- [Task goal] Reproduce every line of the listing as written, apart from the pictures.

- [Collected material]
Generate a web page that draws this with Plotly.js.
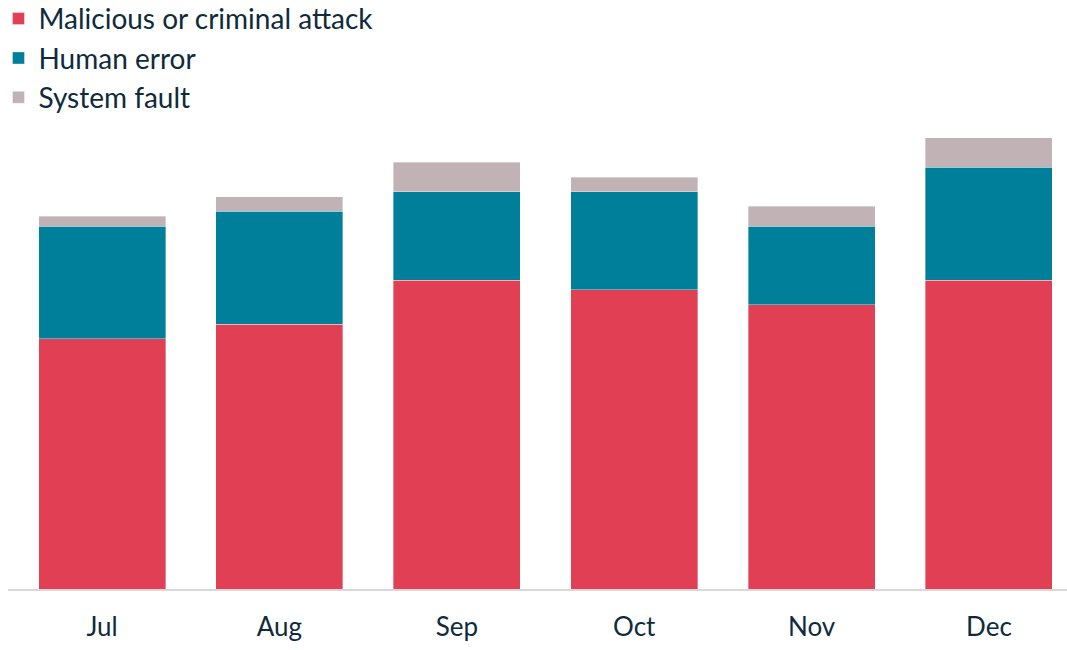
<!DOCTYPE html>
<html>
<head>
<meta charset="utf-8">
<script src="https://cdn.plot.ly/plotly-3.0.1.min.js"></script>
<style>html,body{margin:0;padding:0;background:#fff;}#chart{width:1067px;height:650px;}</style>
</head>
<body>
<div id="chart"></div>
<script>
const months = ["Jul", "Aug", "Sep", "Oct", "Nov", "Dec"];
const malicious = [51, 54, 63, 61, 58, 63];
const humanError = [23, 23, 18, 20, 16, 23];
const systemFault = [2, 3, 6, 3, 4, 6];

const fontFam = 'Lato, "Source Sans Pro", "Noto Sans", sans-serif';
const textCol = '#0e2b3c';

function bar(name, y, color) {
  return {
    type: 'bar', name: name, x: months, y: y,
    marker: {color: color, line: {color: 'rgba(255,255,255,0.6)', width: 0.6}},
    hoverinfo: 'x+y+name'
  };
}

const data = [
  bar('Malicious or criminal attack', malicious, '#E03F54'),
  bar('Human error', humanError, '#007F9A'),
  bar('System fault', systemFault, '#C1B2B5')
];

const layout = {
  width: 1067, height: 650,
  barmode: 'stack',
  bargap: 0.284,
  margin: {l: 8, r: 0, t: 128, b: 61, autoexpand: false},
  paper_bgcolor: '#fff', plot_bgcolor: '#fff',
  font: {family: fontFam, color: textCol, size: 26},
  showlegend: true,
  legend: {
    xref: 'paper', yref: 'paper',
    x: -0.009, y: 1.291, xanchor: 'left', yanchor: 'top',
    orientation: 'v', traceorder: 'normal',
    font: {family: fontFam, size: 28, color: textCol},
    itemwidth: 30, tracegroupgap: 0, bgcolor: 'rgba(0,0,0,0)'
  },
  xaxis: {
    range: [-0.53, 5.44],
    showgrid: false, zeroline: false,
    showline: true, linecolor: '#d9d9d9', linewidth: 2,
    ticks: '', tickfont: {family: fontFam, size: 26, color: textCol},
    ticklabelstandoff: 14
  },
  yaxis: {
    range: [0, 94],
    showgrid: false, zeroline: false, showline: false,
    showticklabels: false, ticks: ''
  }
};

Plotly.newPlot('chart', data, layout, {displayModeBar: false, staticPlot: true});
</script>
</body>
</html>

- [Answer in full]
Generate a web page that draws this with Plotly.js.
<!DOCTYPE html>
<html>
<head>
<meta charset="utf-8">
<script src="https://cdn.plot.ly/plotly-3.0.1.min.js"></script>
<style>html,body{margin:0;padding:0;background:#fff;}#chart{width:1067px;height:650px;}</style>
</head>
<body>
<div id="chart"></div>
<script>
const months = ["Jul", "Aug", "Sep", "Oct", "Nov", "Dec"];
const malicious = [51, 54, 63, 61, 58, 63];
const humanError = [23, 23, 18, 20, 16, 23];
const systemFault = [2, 3, 6, 3, 4, 6];

const fontFam = 'Lato, "Source Sans Pro", "Noto Sans", sans-serif';
const textCol = '#0e2b3c';

function bar(name, y, color) {
  return {
    type: 'bar', name: name, x: months, y: y,
    marker: {color: color, line: {color: 'rgba(255,255,255,0.6)', width: 0.6}},
    hoverinfo: 'x+y+name'
  };
}

const data = [
  bar('Malicious or criminal attack', malicious, '#E03F54'),
  bar('Human error', humanError, '#007F9A'),
  bar('System fault', systemFault, '#C1B2B5')
];

const layout = {
  width: 1067, height: 650,
  barmode: 'stack',
  bargap: 0.284,
  margin: {l: 8, r: 0, t: 128, b: 61, autoexpand: false},
  paper_bgcolor: '#fff', plot_bgcolor: '#fff',
  font: {family: fontFam, color: textCol, size: 26},
  showlegend: true,
  legend: {
    xref: 'paper', yref: 'paper',
    x: -0.009, y: 1.291, xanchor: 'left', yanchor: 'top',
    orientation: 'v', traceorder: 'normal',
    font: {family: fontFam, size: 28, color: textCol},
    itemwidth: 30, tracegroupgap: 0, bgcolor: 'rgba(0,0,0,0)'
  },
  xaxis: {
    range: [-0.53, 5.44],
    showgrid: false, zeroline: false,
    showline: true, linecolor: '#d9d9d9', linewidth: 2,
    ticks: '', tickfont: {family: fontFam, size: 26, color: textCol},
    ticklabelstandoff: 14
  },
  yaxis: {
    range: [0, 94],
    showgrid: false, zeroline: false, showline: false,
    showticklabels: false, ticks: ''
  }
};

Plotly.newPlot('chart', data, layout, {displayModeBar: false, staticPlot: true});
</script>
</body>
</html>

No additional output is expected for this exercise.